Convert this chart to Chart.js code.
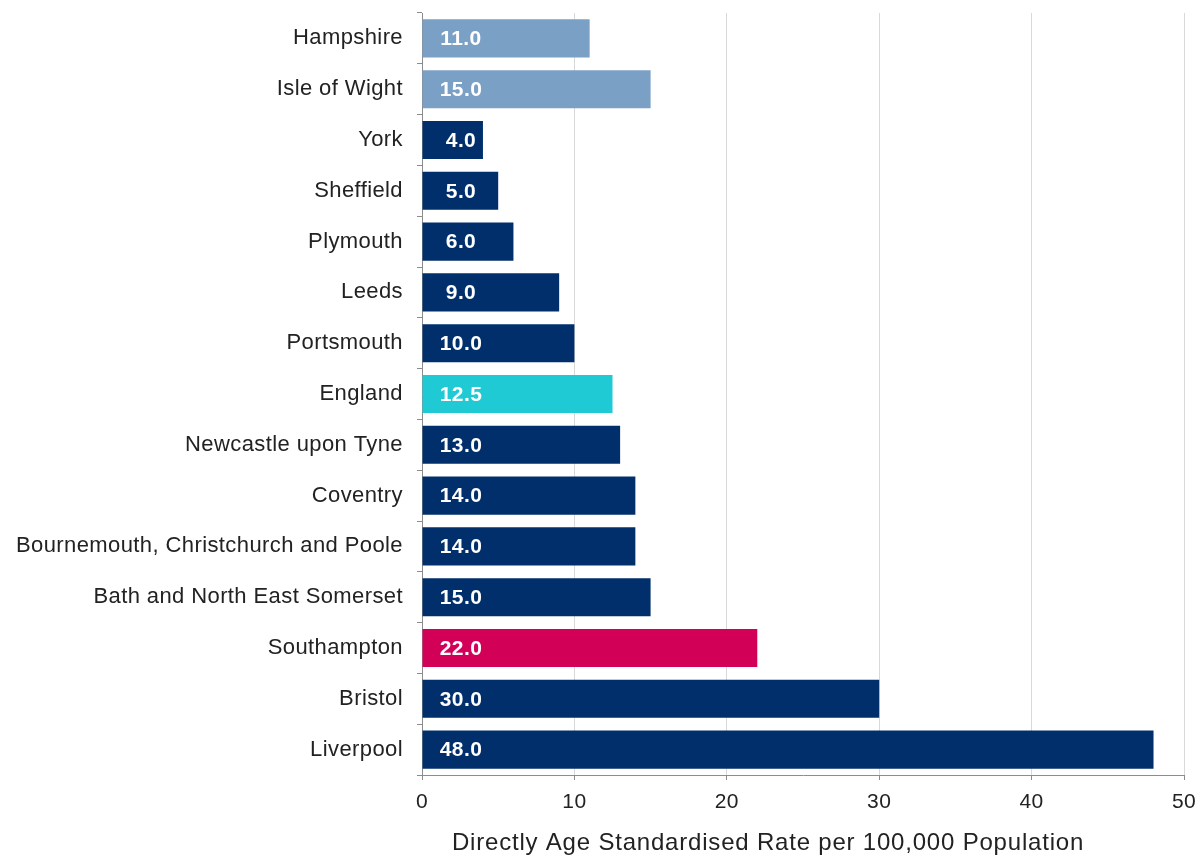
--
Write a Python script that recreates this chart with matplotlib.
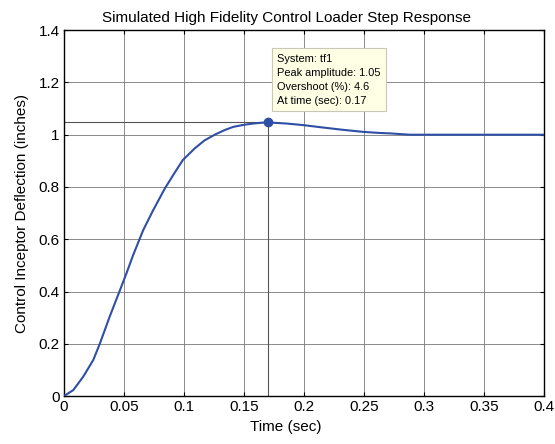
---
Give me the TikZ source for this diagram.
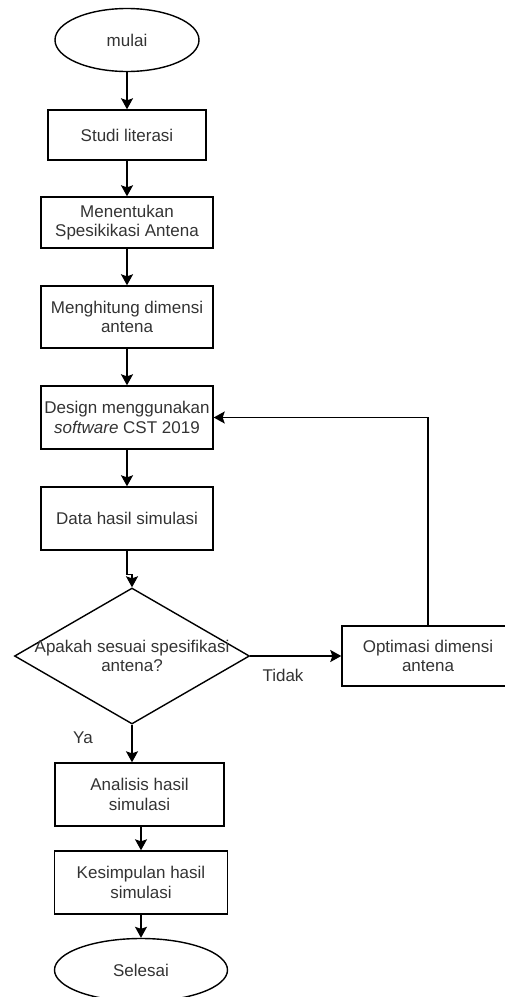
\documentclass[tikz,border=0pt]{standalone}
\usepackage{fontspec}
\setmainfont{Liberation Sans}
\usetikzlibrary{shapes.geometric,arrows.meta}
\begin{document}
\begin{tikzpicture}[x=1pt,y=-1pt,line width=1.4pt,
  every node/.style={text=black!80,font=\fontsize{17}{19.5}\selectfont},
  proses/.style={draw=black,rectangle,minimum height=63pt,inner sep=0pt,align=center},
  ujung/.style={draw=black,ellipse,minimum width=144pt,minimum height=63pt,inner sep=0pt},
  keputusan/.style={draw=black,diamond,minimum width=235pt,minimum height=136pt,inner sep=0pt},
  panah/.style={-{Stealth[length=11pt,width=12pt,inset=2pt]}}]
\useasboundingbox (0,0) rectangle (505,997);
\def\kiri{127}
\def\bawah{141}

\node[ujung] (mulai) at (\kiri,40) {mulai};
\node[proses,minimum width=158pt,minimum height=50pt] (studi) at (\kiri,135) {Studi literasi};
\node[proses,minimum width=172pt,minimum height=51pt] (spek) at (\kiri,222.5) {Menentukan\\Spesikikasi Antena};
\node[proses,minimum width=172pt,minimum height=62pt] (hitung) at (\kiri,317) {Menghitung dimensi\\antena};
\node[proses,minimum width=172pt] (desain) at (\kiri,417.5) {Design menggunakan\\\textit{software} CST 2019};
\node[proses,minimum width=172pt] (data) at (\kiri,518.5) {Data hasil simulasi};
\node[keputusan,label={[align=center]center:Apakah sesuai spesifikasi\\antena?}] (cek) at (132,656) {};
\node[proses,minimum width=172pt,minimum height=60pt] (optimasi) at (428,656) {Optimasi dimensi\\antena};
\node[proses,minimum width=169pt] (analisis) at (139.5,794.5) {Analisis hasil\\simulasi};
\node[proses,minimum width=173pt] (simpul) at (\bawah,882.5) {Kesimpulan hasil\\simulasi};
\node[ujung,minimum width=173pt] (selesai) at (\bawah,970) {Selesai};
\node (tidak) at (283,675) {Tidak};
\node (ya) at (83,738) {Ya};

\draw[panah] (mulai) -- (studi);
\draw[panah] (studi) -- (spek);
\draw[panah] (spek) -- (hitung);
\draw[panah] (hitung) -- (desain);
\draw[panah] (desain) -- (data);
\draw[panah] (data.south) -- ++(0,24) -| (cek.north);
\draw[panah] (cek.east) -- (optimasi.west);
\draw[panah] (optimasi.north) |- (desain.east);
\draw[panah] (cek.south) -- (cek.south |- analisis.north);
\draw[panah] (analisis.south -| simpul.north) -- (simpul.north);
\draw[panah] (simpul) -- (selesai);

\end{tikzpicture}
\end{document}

* **PROBLEM TO WORK ON**:
Look above for lines with the word "chart" and copy them all.

* **FINISHED ANSWER**:
Convert this chart to Chart.js code.
Write a Python script that recreates this chart with matplotlib.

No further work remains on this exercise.